Pour l’exemplaire de la bibliothèque Richelieu, la notice du catalogue des Manuscrits7 indique que :
Comme l’a fait observer le rédacteur du Catalogue de manuscrits publié par la librairie Techener en 1862 (n° 155), la duchesse de Holstein, n’appartenant pas à la branche de Chantal, ne pouvant porter que les armes de Holstein accompagnées des armes simples de Rabutin : cinq points d’or équipollés à quatre de gueules. On est donc fondé à croire que le volume a été relié pour Bussy lui-même, qui n’y aura joint les armes de Holstein que par vanité.8
Cette appréciation est réductrice. D’une part, il semble que Bussy-Rabutin, et son entreprise généalogique en est la preuve, n’a pas besoin de rehausser son prestige en associant ses armes à celles de Holstein ; d’autre part, si l’on considère sa correspondance avec la duchesse de Holstein, on constate qu’un exemplaire lui est aussi dédié, et qu’il ne lui a vraisemblablement jamais été délivré9, ce qui pourrait expliquer sa présence dans les collections françaises, et permettre d’identifier ce manuscrit comme celui que Bussy-Rabutin destinait à sa parente par alliance. Ce que dit la reliure d’une stratégie de diffusion fondée sur l’élection d’une famille, sur les honneurs rendus d’une branche à l’autre de la maison par-delà les frontières, doit être rapporté à l’importance revendiquée du caractère autographe de la copie :
Je l’ai toute écrite de ma main, et pour cela, il m’a fallu beaucoup plus de temps que si je l’avais fait copier par des écrivains ; mais cela marque plus l’envie que j’ai eue de vous plaire. Je ne vous en dirai rien davantage, car il y a une lettre pour vous à la tête de la branche que vous avez honorée de votre alliance.10
Le commentaire s’intéresse à la pratique de la copie autographe, ici présentée comme le gage d’une affection particulière, rapport inscrit dans l’acte physique de la copie, qui institue une dialectique entre l’encre et le sang. La lettre, insérée dans les deux manuscrits, dont fait état Bussy-Rabutin se situe au commencement de l’histoire de la branche qu’a intégrée la duchesse de Holstein ; le texte d’ensemble, lui, débute sur une lettre à Sévigné. Si la généalogie offerte à la duchesse de Holstein peut permettre de l’intégrer à la communauté familiale, celle offerte à Sévigné sert à maintenir des liens d’amitié et à réactiver la relation familiale des deux épistoliers, l’une étant, du reste, reconnue comme chef de famille par l’autre. Cette composition particulière implique des lectures programmées en fonction du destinataire choisi : l’œuvre a un double commencement, selon qu’on est Sévigné, selon qu’on est Holstein, à partir de deux points déterminés du texte. La présence des deux lettres dans chacun des manuscrits suggère aussi la mise en évidence d’un lien indirect entre la duchesse de Holstein et la marquise de Sévigné, toutes deux appartenant à une même communauté dont l’élément central et moteur est le comte de Bussy-Rabutin, cousin des deux et garant, par sa pratique du manuscrit fait à l’attention de la parentèle, de la solidarité familiale.

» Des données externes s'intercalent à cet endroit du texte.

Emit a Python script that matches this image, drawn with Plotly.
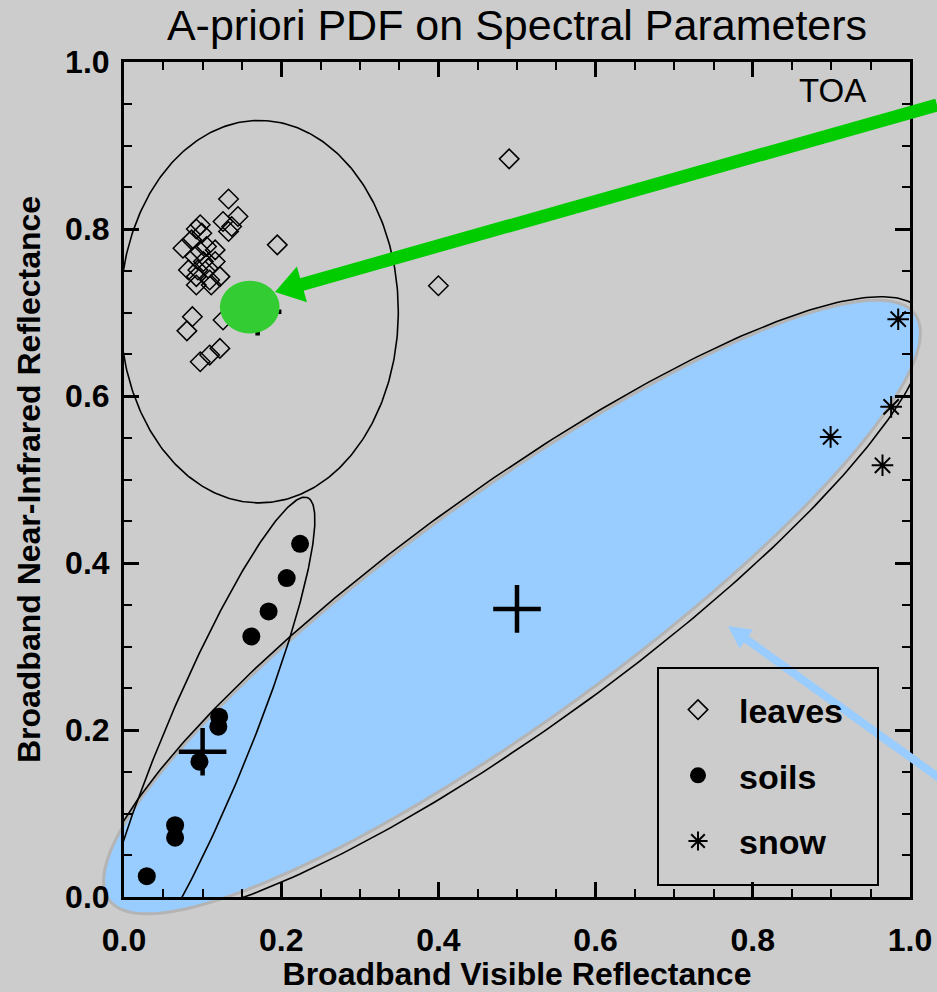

L’association de la pratique du manuscrit à la matière familiale n’est pas innocente. Certes, des effets de personnalisation à l’œuvre – une écriture réalisée soi-même pour l’autre – servent le rapport interpersonnel, mais le manuscrit s’accorde tout particulièrement à des usages familiaux du texte, notamment par sa plasticité.